Tonfa: The Tonfa is basically a wooden stick with a handle attached. Not found on the mainland of japan, the Tonfa is orginal to Okinawa and is used in a set of two. Using the Tonfa is Quite difficult and requires a high degree of skill. It is said to have been devised from the handle of a grinding stone. To use this weapon with ease requires considerable time. It is used in training by those ranked first degree black belt and above.

Kama(Sickle):In Okinawa, where there was a strict prohibition against weapons, the Kama was a readily available tool that could easily substitute for a weapon. Kata were devised but few train with it and the number of kata passed down is Limited. The techniques (Waza) inlcude blocking and stabbing, striking cutting. The Kama is the only weapon With a blade used in Kobudo and compared to other weapons, is quite dangerous to perform with.

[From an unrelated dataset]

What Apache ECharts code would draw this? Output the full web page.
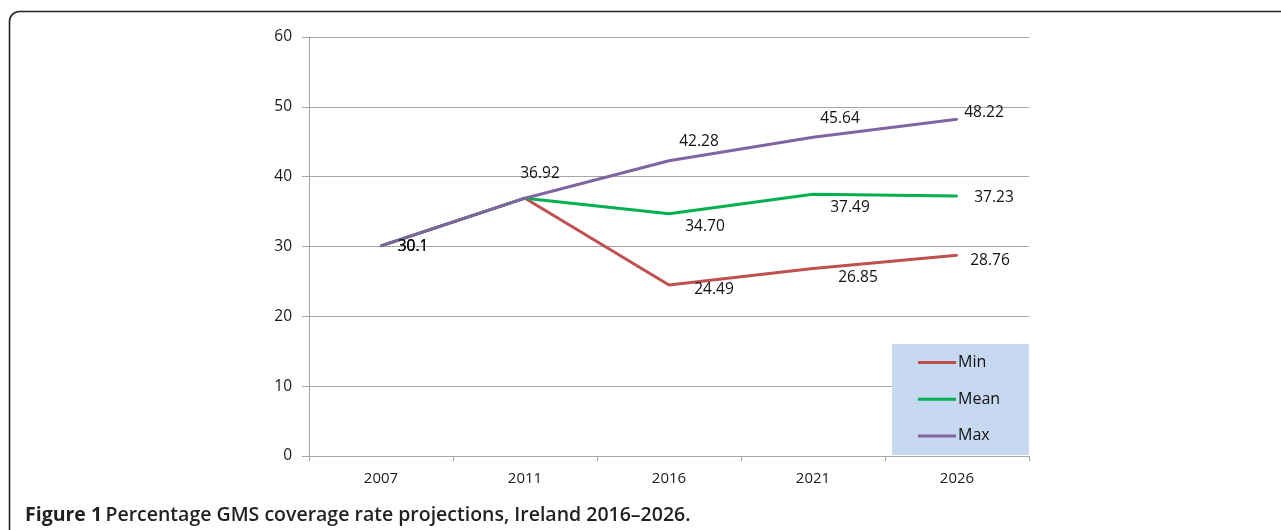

The Kata are performed only by those with first degree black belt and above. The Kanegawa Ni-cho Kama Kata is the most famous among the few Kata for this weapon.

Eku Oar (Kai):In one type of Kata for the Eku, developed by fishermen for use on the beach or open sea, water or sand is flung in the opponent's face. When attacking the Eku Can be used to cut down an opponent. The Eku is a practical weapon of great destructive power.

Tekko(Brass Knuckles):Originally developed from a farm use horseshoe and modified, the Tekko can instantly be used for self-defense. Tekko are conveniently carried and can display considerable power to attack.

Tinbe(Short Halberd and Shield): Tinbe is the use of a shield and short halberd, When fighting am opponent, the shield is held in the Left hand for defence and a short blade halberd is in the right. Only the sakugawa no Tinbe kata has been.passed down.

Nunchaku: The Nunchaku is said to have come from the Muge, a kind of horse's bit developed in Okinawa. It's small size is convenient to carry but is a weapon of considerable power and effect in a fight. It is said that the martial artists (Busa) in the Ryukyu island would always carry Nuchaku concealed in their brest or in their belts.